*Supplied data*
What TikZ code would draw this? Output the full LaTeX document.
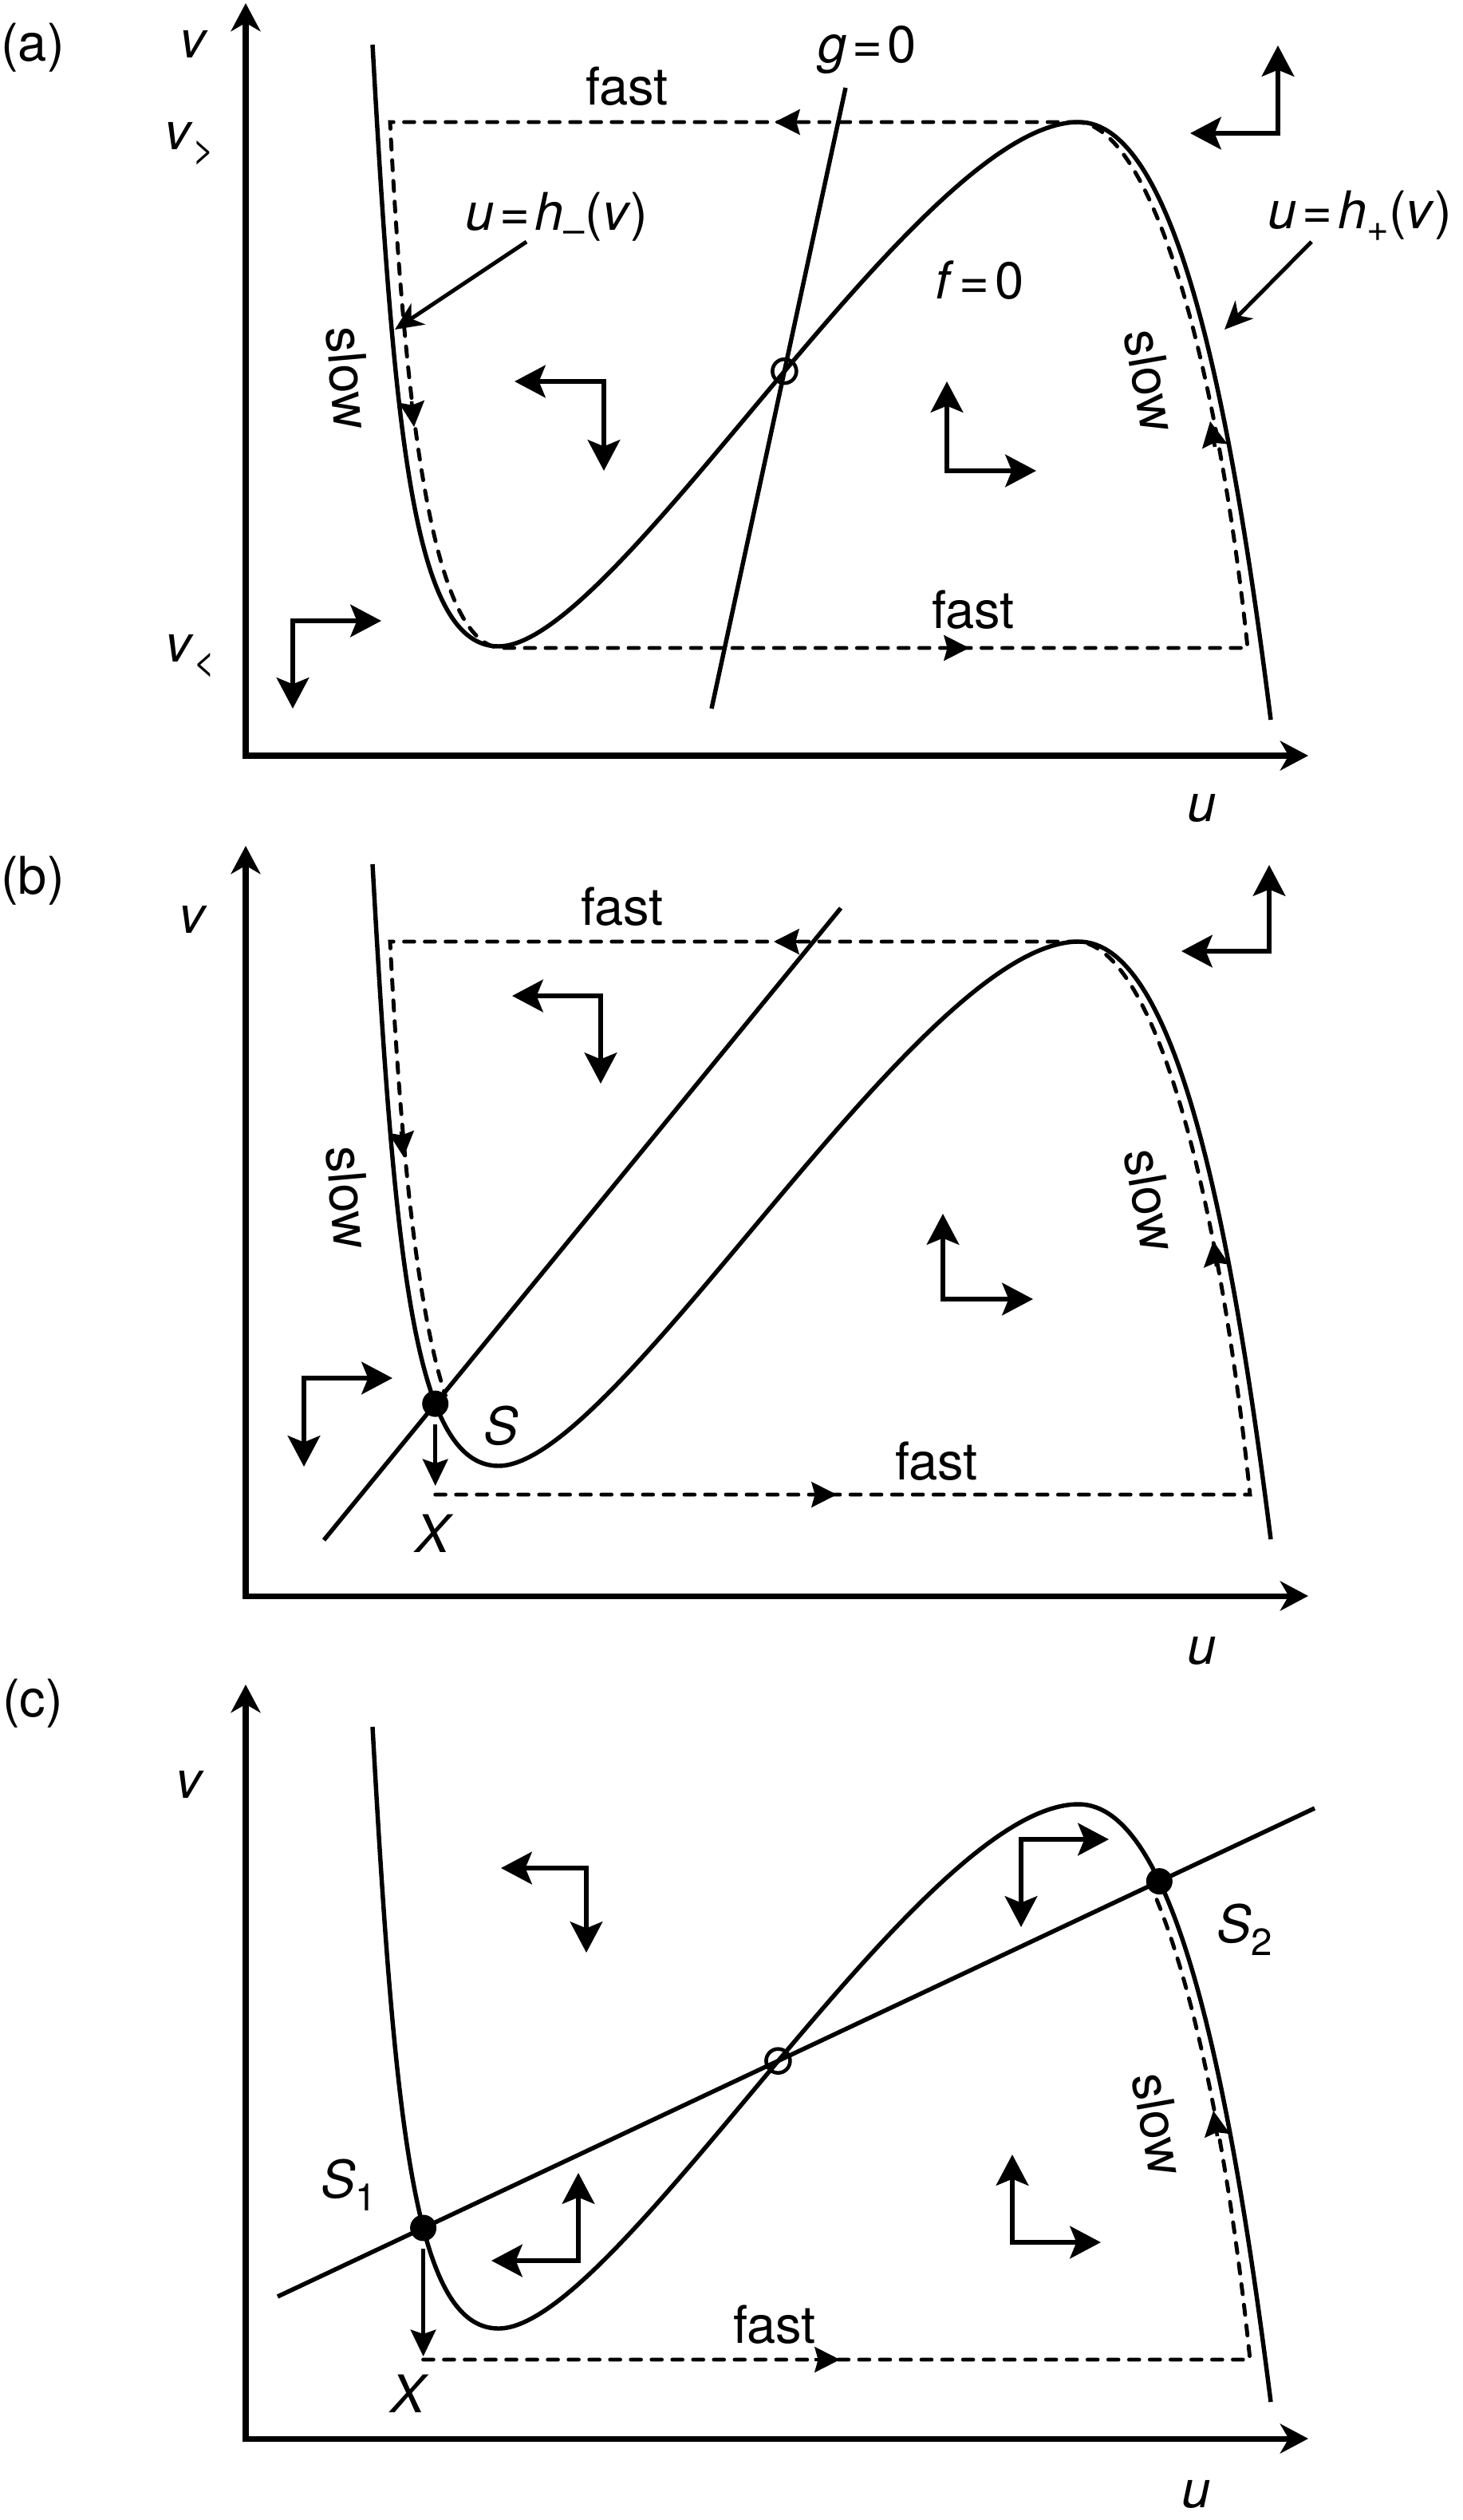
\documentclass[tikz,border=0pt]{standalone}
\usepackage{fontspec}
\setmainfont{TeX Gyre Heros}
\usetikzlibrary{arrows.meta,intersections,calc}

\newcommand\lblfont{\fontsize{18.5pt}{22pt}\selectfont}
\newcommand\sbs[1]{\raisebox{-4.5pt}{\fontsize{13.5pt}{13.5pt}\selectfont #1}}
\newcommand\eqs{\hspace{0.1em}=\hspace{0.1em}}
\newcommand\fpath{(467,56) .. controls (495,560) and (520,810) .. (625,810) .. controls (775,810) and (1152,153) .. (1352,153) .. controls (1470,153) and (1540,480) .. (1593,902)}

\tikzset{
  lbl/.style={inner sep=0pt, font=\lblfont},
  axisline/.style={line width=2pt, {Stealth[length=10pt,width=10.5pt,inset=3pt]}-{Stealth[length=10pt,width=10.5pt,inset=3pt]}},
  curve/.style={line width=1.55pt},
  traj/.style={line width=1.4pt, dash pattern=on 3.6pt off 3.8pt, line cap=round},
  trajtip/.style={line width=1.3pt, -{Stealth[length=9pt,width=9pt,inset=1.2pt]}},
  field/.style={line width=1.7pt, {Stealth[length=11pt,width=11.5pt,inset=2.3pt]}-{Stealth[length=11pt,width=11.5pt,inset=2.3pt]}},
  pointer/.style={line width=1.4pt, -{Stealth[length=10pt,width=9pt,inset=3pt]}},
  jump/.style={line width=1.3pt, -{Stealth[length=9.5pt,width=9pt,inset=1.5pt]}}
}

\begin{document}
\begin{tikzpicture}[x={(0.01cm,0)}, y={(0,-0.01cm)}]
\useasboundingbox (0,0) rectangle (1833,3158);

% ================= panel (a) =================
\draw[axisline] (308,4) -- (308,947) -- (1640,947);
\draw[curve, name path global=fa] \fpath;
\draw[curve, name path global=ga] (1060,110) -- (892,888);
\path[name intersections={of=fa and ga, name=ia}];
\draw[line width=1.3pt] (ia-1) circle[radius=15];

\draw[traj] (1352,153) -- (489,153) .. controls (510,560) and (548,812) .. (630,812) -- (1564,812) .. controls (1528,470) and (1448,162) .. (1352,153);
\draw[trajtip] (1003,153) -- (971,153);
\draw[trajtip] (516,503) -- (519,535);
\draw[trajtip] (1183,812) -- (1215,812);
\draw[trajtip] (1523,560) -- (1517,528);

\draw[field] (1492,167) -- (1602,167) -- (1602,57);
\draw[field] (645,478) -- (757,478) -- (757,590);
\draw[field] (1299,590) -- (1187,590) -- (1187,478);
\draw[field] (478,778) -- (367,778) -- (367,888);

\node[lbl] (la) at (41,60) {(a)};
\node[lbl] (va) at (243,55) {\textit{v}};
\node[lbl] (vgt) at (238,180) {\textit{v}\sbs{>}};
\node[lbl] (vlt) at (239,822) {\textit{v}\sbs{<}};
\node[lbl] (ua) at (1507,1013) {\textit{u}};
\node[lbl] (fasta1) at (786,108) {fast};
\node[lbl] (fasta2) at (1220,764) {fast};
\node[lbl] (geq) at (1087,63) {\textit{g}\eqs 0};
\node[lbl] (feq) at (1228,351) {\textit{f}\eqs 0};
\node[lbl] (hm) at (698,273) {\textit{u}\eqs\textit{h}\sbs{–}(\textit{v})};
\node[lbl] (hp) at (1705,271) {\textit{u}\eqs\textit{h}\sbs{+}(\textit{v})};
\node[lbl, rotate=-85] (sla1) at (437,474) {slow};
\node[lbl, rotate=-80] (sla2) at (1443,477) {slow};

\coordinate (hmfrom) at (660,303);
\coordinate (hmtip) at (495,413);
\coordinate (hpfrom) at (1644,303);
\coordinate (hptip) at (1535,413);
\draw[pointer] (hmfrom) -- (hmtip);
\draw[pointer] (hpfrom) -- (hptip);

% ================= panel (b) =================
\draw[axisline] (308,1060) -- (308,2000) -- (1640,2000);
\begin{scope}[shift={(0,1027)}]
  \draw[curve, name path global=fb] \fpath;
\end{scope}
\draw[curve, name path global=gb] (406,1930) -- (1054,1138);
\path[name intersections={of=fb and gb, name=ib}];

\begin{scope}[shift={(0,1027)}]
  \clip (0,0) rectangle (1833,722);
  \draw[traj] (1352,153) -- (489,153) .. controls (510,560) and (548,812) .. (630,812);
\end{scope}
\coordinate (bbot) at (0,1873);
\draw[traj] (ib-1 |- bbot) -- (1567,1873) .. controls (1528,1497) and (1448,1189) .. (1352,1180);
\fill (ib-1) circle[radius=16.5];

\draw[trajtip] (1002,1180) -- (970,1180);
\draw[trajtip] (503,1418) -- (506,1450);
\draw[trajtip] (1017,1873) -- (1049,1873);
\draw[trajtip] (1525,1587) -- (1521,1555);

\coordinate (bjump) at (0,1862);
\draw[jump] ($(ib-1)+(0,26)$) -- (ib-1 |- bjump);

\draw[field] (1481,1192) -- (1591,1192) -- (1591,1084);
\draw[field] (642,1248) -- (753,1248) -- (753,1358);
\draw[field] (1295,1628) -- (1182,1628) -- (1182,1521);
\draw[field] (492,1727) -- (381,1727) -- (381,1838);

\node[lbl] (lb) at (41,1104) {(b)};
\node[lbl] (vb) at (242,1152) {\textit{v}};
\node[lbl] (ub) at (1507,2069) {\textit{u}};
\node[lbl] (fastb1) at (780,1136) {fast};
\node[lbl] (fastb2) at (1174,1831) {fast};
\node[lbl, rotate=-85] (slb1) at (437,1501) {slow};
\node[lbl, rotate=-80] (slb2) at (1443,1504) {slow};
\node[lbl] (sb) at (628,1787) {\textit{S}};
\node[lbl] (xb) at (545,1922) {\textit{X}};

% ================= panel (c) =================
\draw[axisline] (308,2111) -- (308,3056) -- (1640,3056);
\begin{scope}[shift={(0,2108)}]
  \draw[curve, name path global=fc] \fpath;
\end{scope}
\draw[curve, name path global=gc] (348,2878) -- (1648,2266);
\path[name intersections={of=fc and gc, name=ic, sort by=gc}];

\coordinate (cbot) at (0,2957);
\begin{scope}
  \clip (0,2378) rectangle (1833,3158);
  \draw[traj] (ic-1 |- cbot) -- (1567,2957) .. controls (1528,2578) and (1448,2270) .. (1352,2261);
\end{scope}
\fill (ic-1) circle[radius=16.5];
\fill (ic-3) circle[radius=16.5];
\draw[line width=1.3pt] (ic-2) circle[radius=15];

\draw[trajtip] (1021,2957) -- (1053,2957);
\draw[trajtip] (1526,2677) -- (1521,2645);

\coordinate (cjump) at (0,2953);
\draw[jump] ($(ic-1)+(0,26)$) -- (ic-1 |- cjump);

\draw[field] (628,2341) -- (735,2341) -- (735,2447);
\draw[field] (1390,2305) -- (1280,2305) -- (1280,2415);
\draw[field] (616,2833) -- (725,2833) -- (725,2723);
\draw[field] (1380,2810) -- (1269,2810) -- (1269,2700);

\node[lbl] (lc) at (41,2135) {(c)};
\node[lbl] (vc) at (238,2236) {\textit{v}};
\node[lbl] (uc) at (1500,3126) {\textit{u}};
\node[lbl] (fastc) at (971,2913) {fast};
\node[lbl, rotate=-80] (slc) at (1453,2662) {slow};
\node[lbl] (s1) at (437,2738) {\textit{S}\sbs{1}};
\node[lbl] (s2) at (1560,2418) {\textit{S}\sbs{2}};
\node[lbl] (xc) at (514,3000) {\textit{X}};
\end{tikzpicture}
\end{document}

*The task*
Repeat the material above in full and exactly, omitting the pictures.

*Task response*
What TikZ code would draw this? Output the full LaTeX document.
\documentclass[tikz,border=0pt]{standalone}
\usepackage{fontspec}
\setmainfont{TeX Gyre Heros}
\usetikzlibrary{arrows.meta,intersections,calc}

\newcommand\lblfont{\fontsize{18.5pt}{22pt}\selectfont}
\newcommand\sbs[1]{\raisebox{-4.5pt}{\fontsize{13.5pt}{13.5pt}\selectfont #1}}
\newcommand\eqs{\hspace{0.1em}=\hspace{0.1em}}
\newcommand\fpath{(467,56) .. controls (495,560) and (520,810) .. (625,810) .. controls (775,810) and (1152,153) .. (1352,153) .. controls (1470,153) and (1540,480) .. (1593,902)}

\tikzset{
  lbl/.style={inner sep=0pt, font=\lblfont},
  axisline/.style={line width=2pt, {Stealth[length=10pt,width=10.5pt,inset=3pt]}-{Stealth[length=10pt,width=10.5pt,inset=3pt]}},
  curve/.style={line width=1.55pt},
  traj/.style={line width=1.4pt, dash pattern=on 3.6pt off 3.8pt, line cap=round},
  trajtip/.style={line width=1.3pt, -{Stealth[length=9pt,width=9pt,inset=1.2pt]}},
  field/.style={line width=1.7pt, {Stealth[length=11pt,width=11.5pt,inset=2.3pt]}-{Stealth[length=11pt,width=11.5pt,inset=2.3pt]}},
  pointer/.style={line width=1.4pt, -{Stealth[length=10pt,width=9pt,inset=3pt]}},
  jump/.style={line width=1.3pt, -{Stealth[length=9.5pt,width=9pt,inset=1.5pt]}}
}

\begin{document}
\begin{tikzpicture}[x={(0.01cm,0)}, y={(0,-0.01cm)}]
\useasboundingbox (0,0) rectangle (1833,3158);

% ================= panel (a) =================
\draw[axisline] (308,4) -- (308,947) -- (1640,947);
\draw[curve, name path global=fa] \fpath;
\draw[curve, name path global=ga] (1060,110) -- (892,888);
\path[name intersections={of=fa and ga, name=ia}];
\draw[line width=1.3pt] (ia-1) circle[radius=15];

\draw[traj] (1352,153) -- (489,153) .. controls (510,560) and (548,812) .. (630,812) -- (1564,812) .. controls (1528,470) and (1448,162) .. (1352,153);
\draw[trajtip] (1003,153) -- (971,153);
\draw[trajtip] (516,503) -- (519,535);
\draw[trajtip] (1183,812) -- (1215,812);
\draw[trajtip] (1523,560) -- (1517,528);

\draw[field] (1492,167) -- (1602,167) -- (1602,57);
\draw[field] (645,478) -- (757,478) -- (757,590);
\draw[field] (1299,590) -- (1187,590) -- (1187,478);
\draw[field] (478,778) -- (367,778) -- (367,888);

\node[lbl] (la) at (41,60) {(a)};
\node[lbl] (va) at (243,55) {\textit{v}};
\node[lbl] (vgt) at (238,180) {\textit{v}\sbs{>}};
\node[lbl] (vlt) at (239,822) {\textit{v}\sbs{<}};
\node[lbl] (ua) at (1507,1013) {\textit{u}};
\node[lbl] (fasta1) at (786,108) {fast};
\node[lbl] (fasta2) at (1220,764) {fast};
\node[lbl] (geq) at (1087,63) {\textit{g}\eqs 0};
\node[lbl] (feq) at (1228,351) {\textit{f}\eqs 0};
\node[lbl] (hm) at (698,273) {\textit{u}\eqs\textit{h}\sbs{–}(\textit{v})};
\node[lbl] (hp) at (1705,271) {\textit{u}\eqs\textit{h}\sbs{+}(\textit{v})};
\node[lbl, rotate=-85] (sla1) at (437,474) {slow};
\node[lbl, rotate=-80] (sla2) at (1443,477) {slow};

\coordinate (hmfrom) at (660,303);
\coordinate (hmtip) at (495,413);
\coordinate (hpfrom) at (1644,303);
\coordinate (hptip) at (1535,413);
\draw[pointer] (hmfrom) -- (hmtip);
\draw[pointer] (hpfrom) -- (hptip);

% ================= panel (b) =================
\draw[axisline] (308,1060) -- (308,2000) -- (1640,2000);
\begin{scope}[shift={(0,1027)}]
  \draw[curve, name path global=fb] \fpath;
\end{scope}
\draw[curve, name path global=gb] (406,1930) -- (1054,1138);
\path[name intersections={of=fb and gb, name=ib}];

\begin{scope}[shift={(0,1027)}]
  \clip (0,0) rectangle (1833,722);
  \draw[traj] (1352,153) -- (489,153) .. controls (510,560) and (548,812) .. (630,812);
\end{scope}
\coordinate (bbot) at (0,1873);
\draw[traj] (ib-1 |- bbot) -- (1567,1873) .. controls (1528,1497) and (1448,1189) .. (1352,1180);
\fill (ib-1) circle[radius=16.5];

\draw[trajtip] (1002,1180) -- (970,1180);
\draw[trajtip] (503,1418) -- (506,1450);
\draw[trajtip] (1017,1873) -- (1049,1873);
\draw[trajtip] (1525,1587) -- (1521,1555);

\coordinate (bjump) at (0,1862);
\draw[jump] ($(ib-1)+(0,26)$) -- (ib-1 |- bjump);

\draw[field] (1481,1192) -- (1591,1192) -- (1591,1084);
\draw[field] (642,1248) -- (753,1248) -- (753,1358);
\draw[field] (1295,1628) -- (1182,1628) -- (1182,1521);
\draw[field] (492,1727) -- (381,1727) -- (381,1838);

\node[lbl] (lb) at (41,1104) {(b)};
\node[lbl] (vb) at (242,1152) {\textit{v}};
\node[lbl] (ub) at (1507,2069) {\textit{u}};
\node[lbl] (fastb1) at (780,1136) {fast};
\node[lbl] (fastb2) at (1174,1831) {fast};
\node[lbl, rotate=-85] (slb1) at (437,1501) {slow};
\node[lbl, rotate=-80] (slb2) at (1443,1504) {slow};
\node[lbl] (sb) at (628,1787) {\textit{S}};
\node[lbl] (xb) at (545,1922) {\textit{X}};

% ================= panel (c) =================
\draw[axisline] (308,2111) -- (308,3056) -- (1640,3056);
\begin{scope}[shift={(0,2108)}]
  \draw[curve, name path global=fc] \fpath;
\end{scope}
\draw[curve, name path global=gc] (348,2878) -- (1648,2266);
\path[name intersections={of=fc and gc, name=ic, sort by=gc}];

\coordinate (cbot) at (0,2957);
\begin{scope}
  \clip (0,2378) rectangle (1833,3158);
  \draw[traj] (ic-1 |- cbot) -- (1567,2957) .. controls (1528,2578) and (1448,2270) .. (1352,2261);
\end{scope}
\fill (ic-1) circle[radius=16.5];
\fill (ic-3) circle[radius=16.5];
\draw[line width=1.3pt] (ic-2) circle[radius=15];

\draw[trajtip] (1021,2957) -- (1053,2957);
\draw[trajtip] (1526,2677) -- (1521,2645);

\coordinate (cjump) at (0,2953);
\draw[jump] ($(ic-1)+(0,26)$) -- (ic-1 |- cjump);

\draw[field] (628,2341) -- (735,2341) -- (735,2447);
\draw[field] (1390,2305) -- (1280,2305) -- (1280,2415);
\draw[field] (616,2833) -- (725,2833) -- (725,2723);
\draw[field] (1380,2810) -- (1269,2810) -- (1269,2700);

\node[lbl] (lc) at (41,2135) {(c)};
\node[lbl] (vc) at (238,2236) {\textit{v}};
\node[lbl] (uc) at (1500,3126) {\textit{u}};
\node[lbl] (fastc) at (971,2913) {fast};
\node[lbl, rotate=-80] (slc) at (1453,2662) {slow};
\node[lbl] (s1) at (437,2738) {\textit{S}\sbs{1}};
\node[lbl] (s2) at (1560,2418) {\textit{S}\sbs{2}};
\node[lbl] (xc) at (514,3000) {\textit{X}};
\end{tikzpicture}
\end{document}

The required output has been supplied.